BAYKUŞ VİRANE SEVER...

Billur bir su damlasının bağımlısıyım artık. Ne zaman yeni çıkanlar arasında adını görsem susuzluğumun emrinde koşuyorum kitapçıya. Çoğu zaman öyle yanmış oluyor ki içim, önce kana kana sonra tadına vara vara. İlla ki bir defadan fazla okuyorum Faruk Duman’ı. Onun tertemiz Türkçesini, bir şeyi anlatmadan da anlatabilmesini, yarım bıraktığı cümleleri tamamlamayı değil de ta içimde önceden bilirmişçe hissetmeyi seviyorum. Mistik bir masal dili diyor ya kimisi buna, bence masallardan bile güzel bir büyüsü var onun temellerini her gün biraz daha sağlamlaştırdığı kendine has dilinin.

Gerek atmosferi gerekse kişileriyle birbirini tamamlayan sekiz öyküden oluşuyor Baykuş Virane Sever. Öykülerin çoğunu bir çocuk anlatıyor bize.
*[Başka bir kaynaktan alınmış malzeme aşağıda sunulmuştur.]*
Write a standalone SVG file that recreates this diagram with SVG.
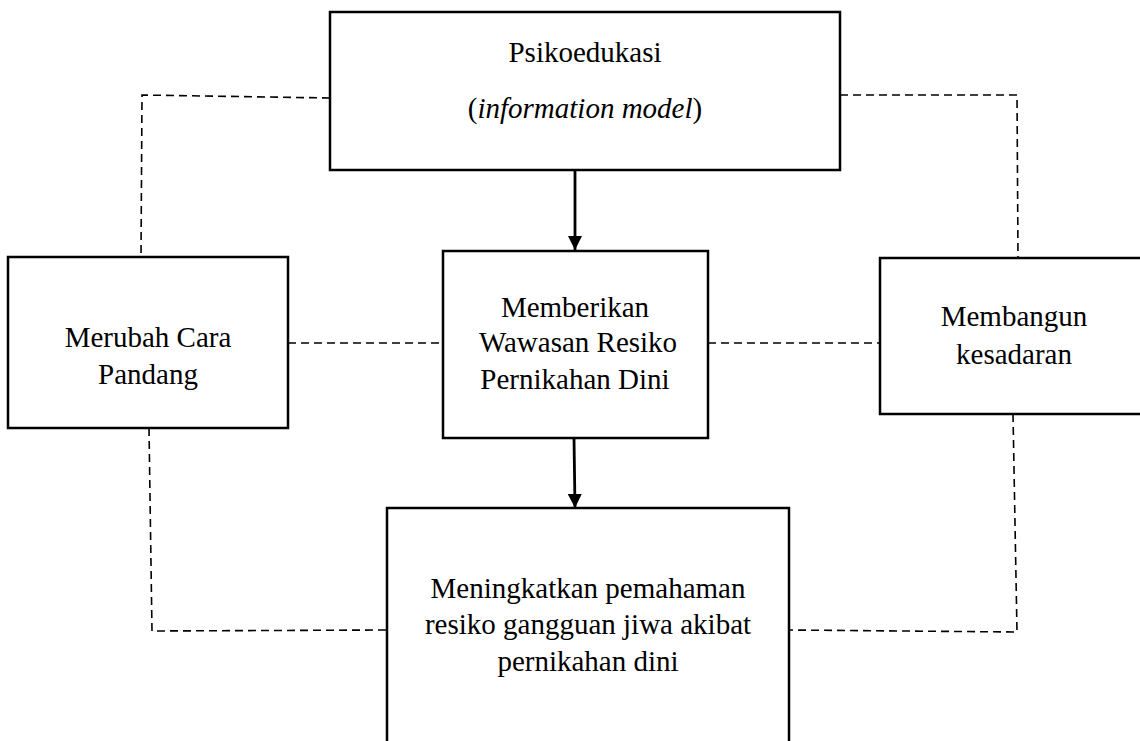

Öykü anlatıcısı çocuklarsa her öyküde bir ferdinin mercek altına tutulduğu kalabalık bir ailenin yalnızları sanki. Öykü kişilerinin hayatından farklı kesitleri ele alan öykülerin bir kitapta toplanmasını seviyorum ben. Hatta her yazdığını okuduğum yazarların başka başka kitaplarında bir görünüp bir kaybolan öykü kişileri çocuk sevincine benzer neşeli bir iyimserlikle sarıyor içimi. Kim bilir, kurgunun gerçeğe en yaklaştığı noktada, başka bir dünya mümkün, diye hissettirdiğinden olacak.

Baykuş Virane Sever’de inatçı karın kapattığı yollarda, baykuş seslerinin yankılandığı ıssız tepelerde, vaktinden evvel büyümeyi öğrenmiş çocuklarıyla, sevdiğini zamansız kaybetmiş kalbi kırıklarıyla, ne kara kışa ne kurda kuşa gücü yeten öfkeli babalarıyla kendini bile ısıtmaktan aciz bir sobanın çevresine dizilmiş, hayata tutunmaya çalışan bir büyük ailenin öykülerini okuyoruz ardı sıra. Hepsi birbirinden güzeller ama ben en çok Emanet adlı öyküden etkilendim. Bir de kurgunun gerçekliğinin rüyada dile gelişi olarak yorumladığım Rüyalı Üç Öykü’den.

Hani, önce öyküleri yayımlanan sonra romanı basılan yazarlar için bir aşama kaydetmiş gibi ‘artık romana geçti’ derler ya, bence öykü yazmak daha zor. Hele kısa öykü yazmak daha da zor. Sonra, öykü olsun, roman olsun bir şeyi en kısa, en öz, en sade haliyle anlatmak en zoru. Bir de bütün bu zorluklara olayları çocuk anlatıcının gözünden anlatmanın zorluğu eklendi mi zorun başarıldığı bir kitap olup çıkıyor Baykuş Virane Sever.

Kitaptan:

‘‘Kar saatlerce yağdığı için ortalık ağarmıştı. Ağaçlar da öyle, gelin gibi giyinip. Duvaklı başlarıyla, rüzgâr esmeyegörsün. Abim gelecek diye ormana bakıp durmuştuk bir zaman. Bir abi nedir? Mesela yolda karşınıza bir elma ağacı çıksa? Dev, dallı budaklı bir ağaç? O zaman abinin o ağaçtan farkı neden bulunsun? Baş niyetine bir de meyve bulunur. Kırmızı, tatlı mı tatlı bir baş. Böylece eğilir, sizi boynunuzdan tutar. Ama yaz aylarının abisidir bu çoğunlukla. Karakışın değil. Kar zamanı bu kişi ormanın derinliklerinden gelir ve güz aylarında verdiği haber için bekletir sizi; bir gelinle döncektir eve. Hem de ne gelin’’(:49).